The CBP One app interview scheme is now just a new, unlawful migration stream, divorced from any immigration limits that Congress has imposed in the Immigration and Nationality Act (INA).
Don’t expect many in the media to report that nearly 530,000 inadmissible aliens are using this scheme annually as they fawn over the fact that the Biden-Harris administration has pared the number of migrants apprehended crossing illegally between the ports.
But those CBP One applicants at the ports are just as removable as the migrants who skip the app and cross the border illegally. In fact, section 235 of the INA is clear that both classes of aliens are to be treated exactly the same — that is, they are to be detained by DHS until they are either granted asylum or removed.
Which gets to the biggest issue with the scheme: that nearly all of the aliens who use the app end up getting in.
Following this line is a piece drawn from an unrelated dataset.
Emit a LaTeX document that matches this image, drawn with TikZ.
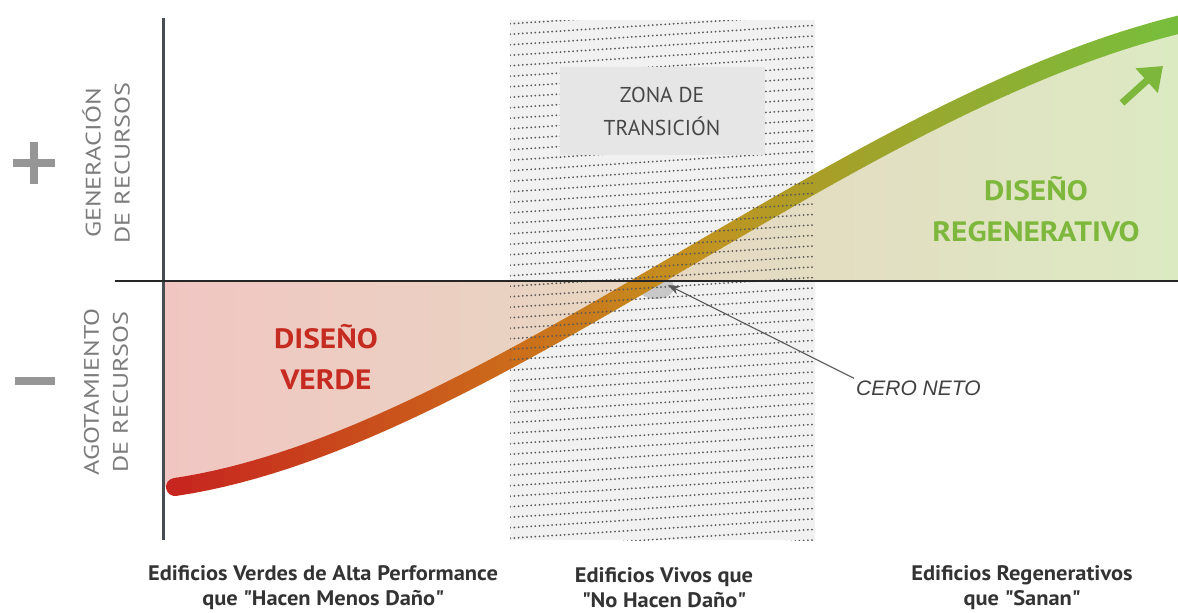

A recent report from the DHS Office of Inspector General (OIG) partially pulled back the curtain on those port interviews, and one of the things that was apparent is that none of the CBP One users are even screened for asylum claims before they’re released.
In fact, it appears that the only thing that occurs during CBP One port interviews is a screening using U.S. databases, but that process is so flawed that — according to DHS OIG — nearly 1,700 interviewees used the same seven U.S. addresses and never got caught.
Further, that process is unlikely to uncover any wrongdoing that those migrants engaged in abroad, which means that the entire scheme is a security risk.
That risk could be mitigated if those aliens were detained — as again, the law requires — but few if any of them are detained.
Here are the key takeaways: The Mexican government is giving free bus rides to inadmissible migrants from all over the world to the U.S. ports, almost definitely at the Biden-Harris administration’s behest. And the U.S. Southwest border now starts on the north side of the Mexico-Guatemalan one.